Herman, Louise et Émile m’ont fait comprendre ce secret des familles pauvres. Chacun porte en lui le secret de la fierté de sa famille. Chacun sait mieux que quiconque ce qu’il y a de plus difficile dans sa vie et ce qui fait qu’il en soit fier malgré tout. Et aujourd’hui quand j’y repense je me dis : dans ces culottes déchirées des enfants que je rencontre dans mon quartier, il y a la sueur de leurs parents qui ont travaillé durant toute la journée pendant des jours pour les acheter. La fierté des familles en situation d’extrême pauvreté a ses mystères et ses secrets. Il faut du courage, de la sagesse, de la persévérance et de la patience pour arriver à les percer.

11 réflexions au sujet de « La fierté des familles très pauvres… et ses mystères »

  1. Bonjour René et les autres !
    Merci pour ce très bel article qui me remet face à moi-même…
    Je voudrais juste indiquer que dans la version qu’on reçoit sur sa boîte mail – quand on est abonné – on ne peut pas lire le nom de celui qui écrit. Il a fallu que je vienne faire ce commentaire pour savoir que c’était toi, René.
    Peut on remédier à cela car c’est important que le lecteur sache qui a écrit.
    Bonne continuation à toutes et tous !
    Anne (Leguil-Duquesne)

  2. Chers tous bonjour, merci beaucoup pour vos commentaires. L’engagement avec les familles c’est toute une école. La plupart des gestes qu’elles posent, de ce qu’elles possèdent a une signification qu’on ne peut pas comprendre avec la précipitation. Anne que veux-tu dire par te remettre face à toi même ?

  3. Bonjour René,juste t’encourager pour le travail fait. Si chaque personne commence d’abord par aimer ce qu’elle a reçu de sa famille, peu importe la situation sociale, avant d’aimer ce qu’elle reçoit au reste du monde, chacun sera capable de se prendre en charge et de compter sur les autres après.

  4. Très pertinent ton article cher René. j’admire sa profondeur. j’aimerai à la longue que vos réflexions convergent vers des témoignages des familles qui ont tourné la page car la pauvreté c’est un état à combattre. il faut que nos familles pauvres s’engagent à renverser la tendance. Courage

    • Bonjour PAtient. C’est pour cela que le 17 Octobre, on célèbre chaque année la Journée mondiale du refus de la misère, où des citoyens, des responsables associatifs, politiques, etc… s’engagent aux cotés des plus pauvres pour combattre l’exclusion. ceux-ci ne peuvent le faire tout seuls, c’est toute la société qui doit changer son regard. Rejoignez-nous le 17 Octobre et je vous invite aussi à lire les 1001histoires de changement sur le site http://www.stoppauvrete.org où vous verrez des mobilisations réussies qui mettent fin à des situations d’exclusion ! La misère on peut la combattre, mais tous ensemble !

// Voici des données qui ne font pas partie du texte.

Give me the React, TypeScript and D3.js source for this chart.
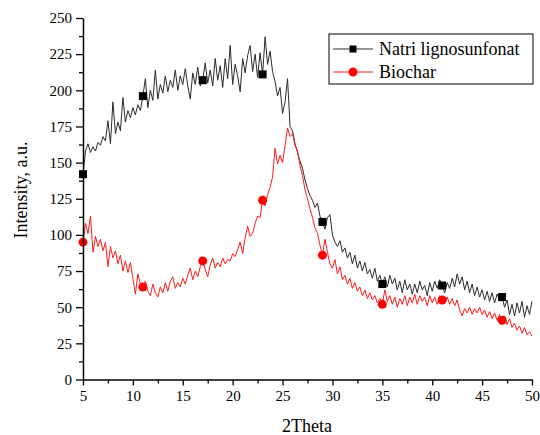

  5. Merci beaucoup Célestine, je suis touché de voir que cet article intéressé autant d’amis sur les réseaux sociaux, j’en déduis avec la conviction de quelqu’un que j’ai apprécié depuis mon enfance. Il disait que « les plus pauvres sont nos maîtres ».

  6. « les plus pauvres nos maitres » vraiment!
    il y a une grande richesse dans les familles qui vivent la précarité, et cette richesse c’est la solidarité.
    Celle ci leurs donne le sourire,l’espoir et le courage dans leurs luttes pour dire non a la pauvreté!
    et n si nous le mettons tous de l’avant alors tout le monde sera heureux.

  7. Dans nos familles pauvres, il y a des qualités nécessaires et très utiles pour notre vie. Nous y trouvons premièrement l’endurance.
    Deuxièmement, nous avons la persévérance qui ne cesse pas dans des moments difficiles.
    il y a pas de pauvres, seulement le manque pour murir ce que nous sommes et ce que nous avons dans nos mains.